Uni-MMMU:大规模多学科多模态统一基准
Uni-MMMU: A Massive Multi-discipline Multimodal Unified Benchmark
October 15, 2025
作者: Kai Zou, Ziqi Huang, Yuhao Dong, Shulin Tian, Dian Zheng, Hongbo Liu, Jingwen He, Bin Liu, Yu Qiao, Ziwei Liu
cs.AI
摘要
统一多模态模型旨在同时实现视觉理解与生成,然而当前基准测试鲜少考察这两者的真正融合。现有评估要么将这两种能力孤立对待,要么忽视了那些本质上将它们耦合的任务。为填补这一空白,我们提出了Uni-MMMU,一个全面且学科意识强的基准测试,它系统性地展现了生成与理解在八个以推理为核心的领域(包括科学、编程、数学和谜题)之间的双向协同作用。每项任务均双向耦合,要求模型:(i)利用概念理解指导精确的视觉合成,或(ii)将生成作为分析推理的认知支架。Uni-MMMU整合了可验证的中间推理步骤、独特的真实答案,以及针对文本和视觉输出的可复现评分协议。通过对当前最先进的统一模型、仅生成模型和仅理解模型进行广泛评估,我们揭示了显著的性能差异和跨模态依赖性,为这些能力何时及如何相互强化提供了新见解,并为推进统一模型的发展奠定了可靠基础。
English
Unified multimodal models aim to jointly enable visual understanding and
generation, yet current benchmarks rarely examine their true integration.
Existing evaluations either treat the two abilities in isolation or overlook
tasks that inherently couple them. To address this gap, we present Uni-MMMU, a
comprehensive and discipline-aware benchmark that systematically unfolds the
bidirectional synergy between generation and understanding across eight
reasoning-centric domains, including science, coding, mathematics, and puzzles.

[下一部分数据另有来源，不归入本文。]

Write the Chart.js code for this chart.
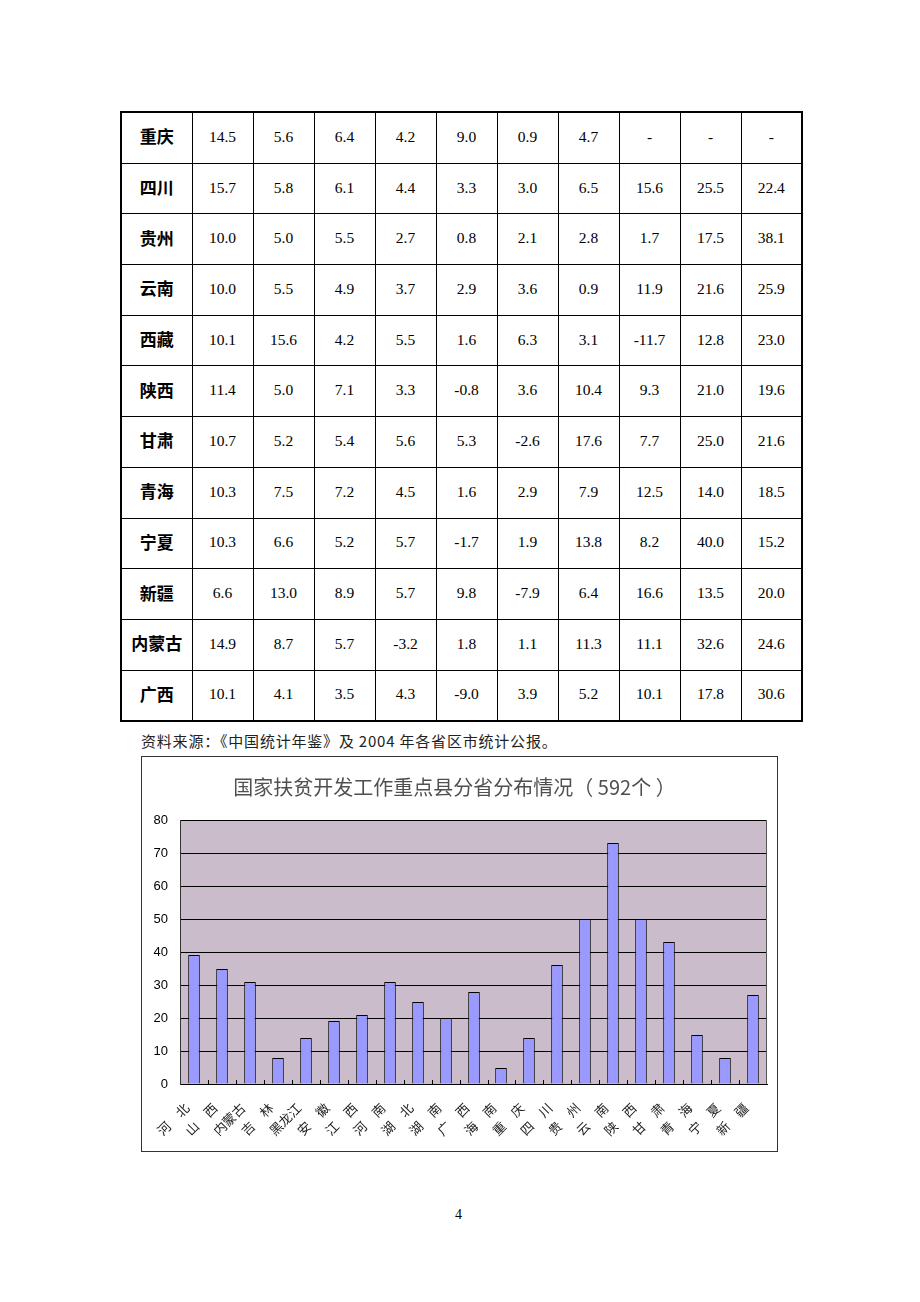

Each task is bidirectionally coupled, demanding models to (i) leverage
conceptual understanding to guide precise visual synthesis, or (ii) utilize
generation as a cognitive scaffold for analytical reasoning. Uni-MMMU
incorporates verifiable intermediate reasoning steps, unique ground truths, and
a reproducible scoring protocol for both textual and visual outputs. Through
extensive evaluation of state-of-the-art unified, generation-only, and
understanding-only models, we reveal substantial performance disparities and
cross-modal dependencies, offering new insights into when and how these
abilities reinforce one another, and establishing a reliable foundation for
advancing unified models.